Whatever the judge’s legal reasoning, that’s pretty much the opposite of reality. The “onus” of a bank’s decision on whether to invest in a business like Trump’s rests on the bank itself, based on documentation that’s far more extensive than the potential borrower’s estimation of his net worth and ability to repay it.
On the stand Monday, Trump made it clear that he thought the disclaimer vindicated him.
“We have a disclaimer clause that says do your own due diligence, don’t under any circumstances count on anything in here,” he said, according to Politico. “If you were borrowing money … they were not really documents that the banks paid much attention to. They looked at the deal, they looked at the asset … but these were not very important.”
The fact that a civil lawsuit is being brought in a case that’s supposedly based on that estimation — as though the bankers who backed Trump just rolled into town on a load of turnips with hay in their hair and a billion dollars in their pockets — is beyond ridicule.
The fact that the judge in the case is disallowing a document that makes that clear to all parties concerned that the borrower’s estimation is not to be trusted puts it in the realm of disgrace.
In a sane world, no attorney general would approach such a case. No judge would let it proceed. And no judge certainly would run the case the way Ergoron has.

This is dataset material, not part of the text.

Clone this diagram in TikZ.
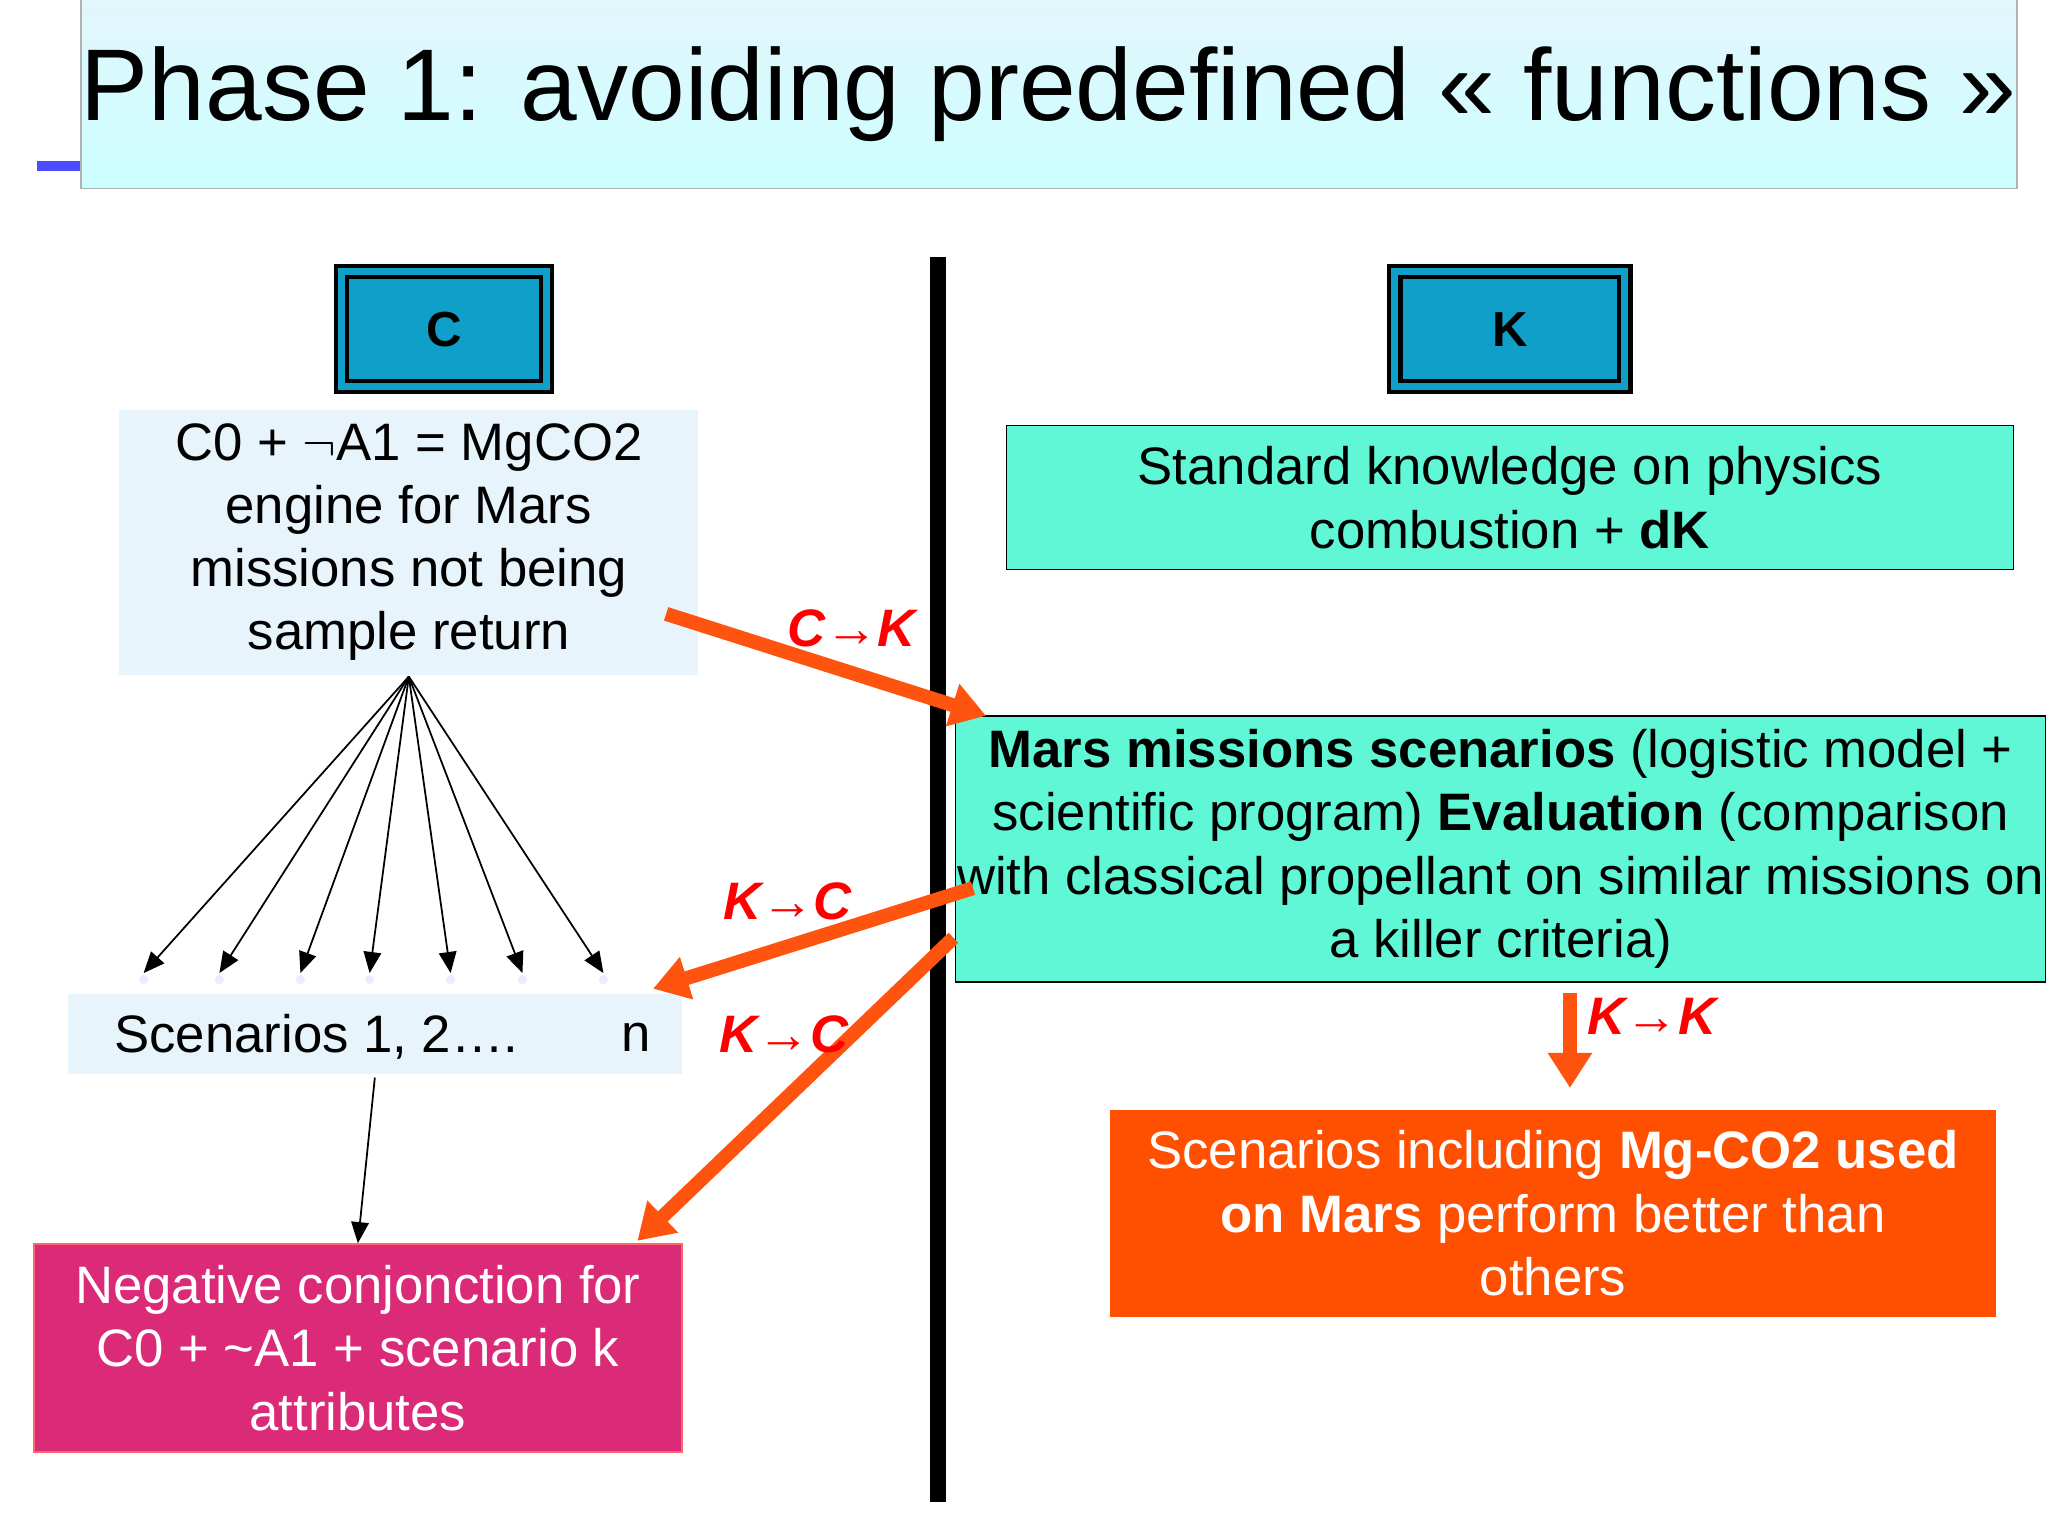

It goes without saying, of course, that the judge is a Democrat, as is James, as is the entire power structure in New York City and the state of New York.
It also is a fact of American politics that Donald Trump is the single most visible, influential threat to the power of President Joe Biden’s Democratic administration in Washington.
And Americans are supposed to believe that the party whose calling card is bankruptcy — moral bankruptcy, intellectual bankruptcy and financial bankruptcy — knows more about money than the financial giants of the financial capital of the world — who looked at Trump and his company and decided he was a bet worth taking when they lent him money.
According to the Post, the state is expected to rest its case after its final witness, Trump’s daughter Ivanka, takes the stand on Wednesday, with the proceedings wrapped by mid-December.
Even a show trial needs a curtain at some point.